As a DBA the word no comes out of us often. It’s just the nature of our jobs that we will find ourselves not accepting requests and revoking bad choices already made. If you are a DBA and you’re a yes type of person then you’re in the wrong field. Protecting the company heart and soul in the form of data cannot be successful with the word yes. It’s just not possible.

Now what do you do when something happens out of your control? My first thought is, I hope you handled the situation well enough to prevent it in the first place. Here is a perfect example that happened recently. An email comes in stating one of the analysts needs permissions on a critical production database server. Permissions for what you say? Well this is the error they had attached

Yes, they tried to run a trace on the production server. I hope the thought of that scares the hell out of you as a DBA. This leads into why the analyst even had the option of opening profiler. Well, they need SQL Tools in order to manage simple reports out of the test systems. This is all very locked down on security even in the test systems and only specific rights are allowed given the position they are in. Yes, you should lock down your test and dev systems as well. If we took a poll on time spent troubleshooting production vs. test instances, my money would be on test taking the most time of your day. So why allow more havoc to be run on those servers when you can prevent it as much as you do in production. Needless to say the analyst had to have tools installed in order to perform their job. That’s understandable of course. SQL tools installations fly all around a normal IT group and we all see little thought going into if we should be installing them. So what’s the issue then? If they need it, why am I writing this? Well, I want to talk about the red button in front of my mother’s face. See, my mother can’t help herself from pushing that button. No matter how hard she tries, that damn button is getting pushed. One time she pushed the wrong button and paid the price. I can’t go into details. She’s my mother and I love her dearly and want to protect her from embarrassment. But, well…

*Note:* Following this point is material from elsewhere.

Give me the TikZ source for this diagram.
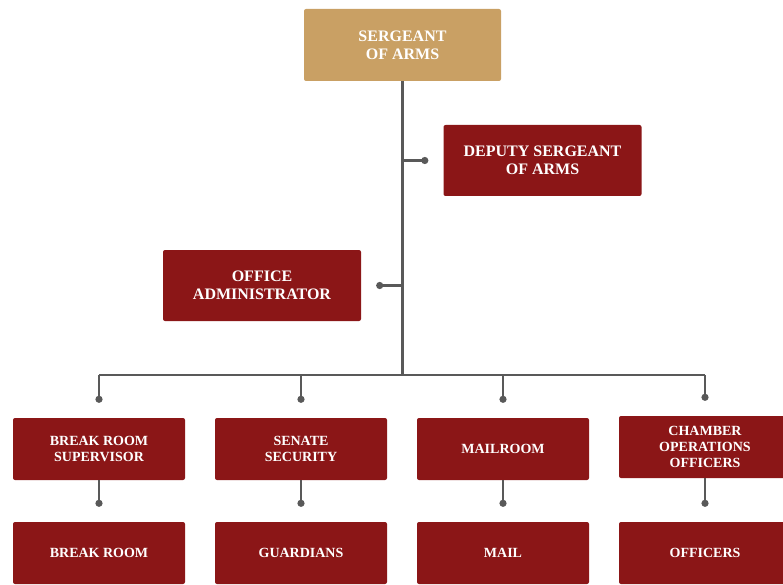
\documentclass[tikz,border=0pt]{standalone}
\usepackage{fontspec}
\setmainfont{Liberation Serif}
\usetikzlibrary{arrows.meta,positioning,calc}
\definecolor{senate}{HTML}{8B1617}
\definecolor{gold}{HTML}{C9A064}
\definecolor{wire}{HTML}{595959}

\begin{document}
\begin{tikzpicture}[
  x=1pt, y=-1pt,
  head/.style={fill=gold, rounded corners=2pt, align=center, text=white,
               minimum width=197pt, minimum height=72pt, inner sep=0pt,
               font=\fontsize{16}{18}\selectfont\bfseries},
  unit/.style={fill=senate, rounded corners=2pt, align=center, text=white,
               minimum width=198pt, minimum height=71pt, inner sep=0pt,
               font=\fontsize{16}{18}\selectfont\bfseries},
  desk/.style={fill=senate, rounded corners=2pt, align=center, text=white,
               minimum width=172pt, minimum height=62pt, inner sep=0pt,
               font=\fontsize{14}{16}\selectfont\bfseries},
  trunk/.style={draw=wire, line width=2.6pt},
  link/.style={draw=wire, line width=2.6pt, -{Circle[length=7pt]},
               shorten >=15pt},
]
\useasboundingbox (0,0) rectangle (783,585);

% ---- top of the office -----------------------------------------------------
\node[head] (sgt) at (402.5,45) {SERGEANT\\OF ARMS};
\node[unit] (deputy) at (542.5,160.5) {DEPUTY SERGEANT\\OF ARMS};
\node[unit] (admin) at (262,285.5) {OFFICE\\ADMINISTRATOR};
\coordinate (bus) at (402,375);

\draw[trunk] (sgt.south) -- (sgt.south |- bus);
\draw[link] (sgt.south |- deputy.west) -- (deputy.west);
\draw[link] (sgt.south |- admin.east) -- (admin.east);

% ---- supervisors -----------------------------------------------------------
\node[desk] (brksup) at (99,449) {BREAK ROOM\\SUPERVISOR};
\node[desk] (security) at (301,449) {SENATE\\SECURITY};
\node[desk] (mailrm) at (503,449) {MAILROOM};
\node[desk] (chamber) at (705,447) {CHAMBER\\OPERATIONS\\OFFICERS};

\draw[trunk] (brksup.north |- bus) -- (chamber.north |- bus);
\foreach \n in {brksup,security,mailrm,chamber}
  \draw[link] (\n.north |- bus) -- (\n.north);

% ---- staff -----------------------------------------------------------------
\node[desk] (brkroom) at (99,553) {BREAK ROOM};
\node[desk] (guardians) at (301,553) {GUARDIANS};
\node[desk] (mail) at (503,553) {MAIL};
\node[desk] (officers) at (705,553) {OFFICERS};

\draw[link] (brksup.south) -- (brkroom.north);
\draw[link] (security.south) -- (guardians.north);
\draw[link] (mailrm.south) -- (mail.north);
\draw[link] (chamber.south) -- (officers.north);

\end{tikzpicture}
\end{document}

Should common sense of not knowing the consequences of that button being pushed have played an important role in not pushing it? Umm…yeah! So when the analyst had whatever support step that showed them the sweet path to open SQL Server Profiler, should they have even got to the point of clicking it? Honestly, I would hope not but that didn’t happen here. They clicked away.

Now how do you fix this problem after the damage is made? Probably around these lines…

Let’s take a look at the issue with that and what could have happened if they actually got that thing started. The options they chose were to write to a table and default events from Profiler. The table they were going to create and use was in the same database they were trying to mine out some code. Unfortunately they were not stopped at the table creation. This is due to horrible planning on the ERP systems side and having a database role that allows users to do just that. This database is part in log shipping and replication. First issue log growth. What happens when you insert a couple hundred thousand lines in a few minutes into a database? Now let’s think about those log backups and sending them offsite to the other stand by instance. Not enough? How about IO when the log is growing and possibly the database, the CPU, Memory and other resources sucked down by the trace? Oh yeah, your mirror uncommit skyrockets and now you’re vulnerable to failure and losing data even with your sweet high availability setup. Now you have 500 really angry users across your WAN and who are they calling? Here comes the Google search for truncate log files from the not so great DBA.

*sigh* All this happened because someone clicked something they had no prior training or knowledge on when they should have questioned the concept of what the consequences of that action would have been.

I’m not sure if I need to say under any circumstances should you ever give someone other than a DBA sysadmin rights. If there is someone other than a DBA in that group then you may be so far in trouble that what I say may not help you. I’m guessing if you have non-DBA users in sysadmin roles or even worse, BUILTINAdmins in the sysadmin role, then the sa password is probably written on your cube wall as well. I guess my only plea with anyone that reads this is to think before you click something. If you are a systems administrator, think before you click that button that alters the way AD works. Think before you add that disk to your server midday and during peak business hours. Think before you click a program that you’ve never clicked before. And to my fellow DBAs, secure your database servers. You’re the DBA. You should be the only one(s) with power to do those things. Prevent your users and peers from being able to get farther than this person did.